Dans une série de peintures et gravures réalisée autour de 1588, Cornelis Cornelisz. van Haarlem saisit le moment fugace où quatre antihéros de la mythologie grecque, Phaeton, Ixion, Tantale et Icare, chutent après avoir tutoyé les sommets.


Elvire Caillon, Face au mur, huile sur toile, 162 x 130 cm, 2022
Elvire Caillon, Face au mur, huile sur toile, 162 x 130 cm, 2022

Léonard Martin, huile sur toile 146 x 114 cm
Léonard Martin, huile sur toile 146 x 114 cm

Elvire Caillon et Léonard Martin - Sparring partner

L’instant de la peinture est celui de cette hésitation dans les possibles. En grec c’est cette energeia, une vague qui s’enfle, avant le telos, avant la fin, avant de s’abattre sur la plage.
Pascal Quignard

Dans une série de peintures et gravures réalisée autour de 1588, Cornelis Cornelisz. van Haarlem saisit le moment fugace où quatre antihéros de la mythologie grecque, Phaeton, Ixion, Tantale et Icare, chutent après avoir tutoyé les sommets.
Ce qui retient l’attention, c’est le flottement acrobatique de ces corps suspendus dans les airs : l’action est certes bien en cours, mais son achèvement reste indéterminé, et son élan se fixe sans contexte – plongeon dans un instant incertain, que Pascal Quignard relève, sous le terme de gérondif, comme l’un des fondamentaux de la peinture.

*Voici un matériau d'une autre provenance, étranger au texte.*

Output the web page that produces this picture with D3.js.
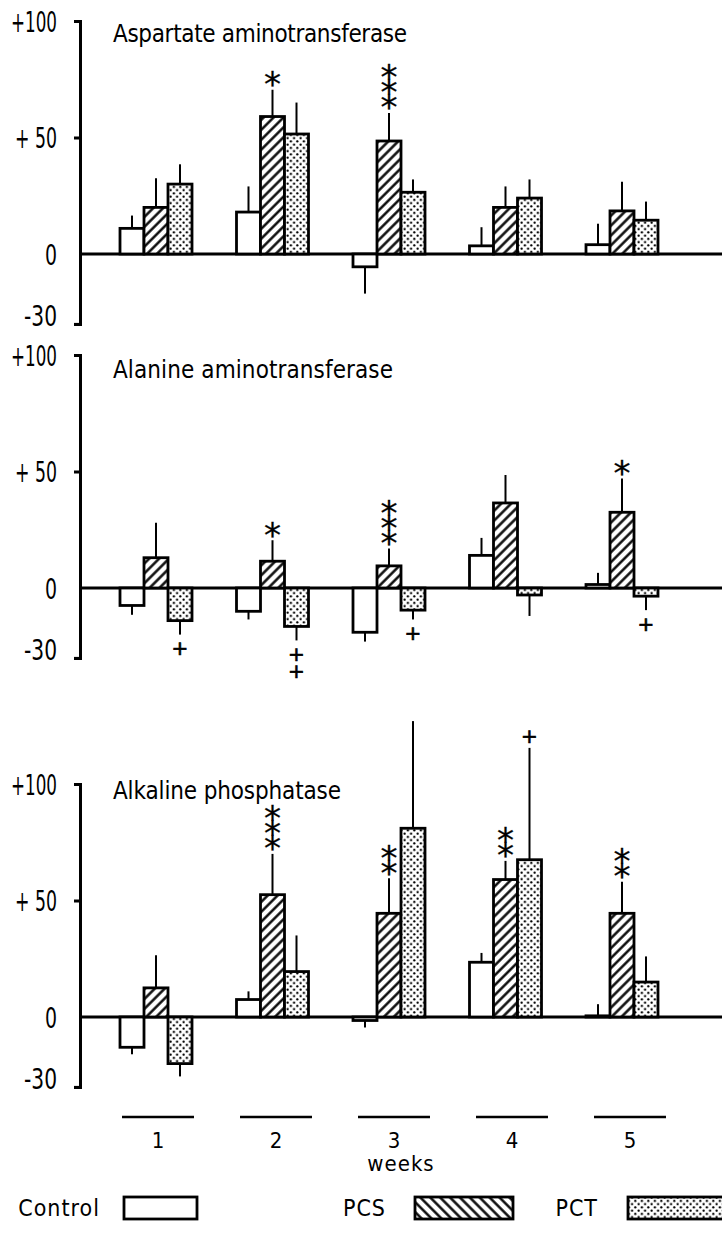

C’est bien la peinture, son histoire, son étendue et sa capacité à laisser flotter les corps au beau milieu de leurs actions, mythologiques ou quotidiennes, qui réunit ici Elvire Caillon et Léonard Martin.

La dimension narrative des scènes répertoriées par Elvire Caillon repose avant tout sur le dynamisme de personnages souvent affairés à travailler, à charrier toutes sortes de barda ou pris dans un dialogue inaudible avec d’autres figures sans visage, parfois au contraire démobilisés, se laissant aller à la sieste ou à la vacuité de l’observation vide de leur occupation même, mais toujours absorbés.
Absorption dans ce quelque chose qui les captive, d’abord, et qui génère en eux une attention, une tension, dont la densité les met à distance du regardeur (repliés dans leur cheminement, certains ne nous dévoileront pas leur face, déjà tournée vers une destination indevinable).
Absorption aussi dans la couleur d’aplats vifs ou pastels composant autour d’eux un nuage, un brouillard ou un mirage dans lesquels surnagent quelques éléments de décor : une peinture en train d’être faite, une île agrafée dans le ciel, une nacelle sans ballon, les fils de fer d’un échafaudage, ou encore une rue dont on imagine voir surgir, dans l’image d’après la peinture, une voiture déboulant de gauche ou de droite et dont l’attente a permis d’attraper de dos le passant à l’arrêt.
Magie de la peinture : la gravité n’existe que pour être défiée, et tout peut s’envoler.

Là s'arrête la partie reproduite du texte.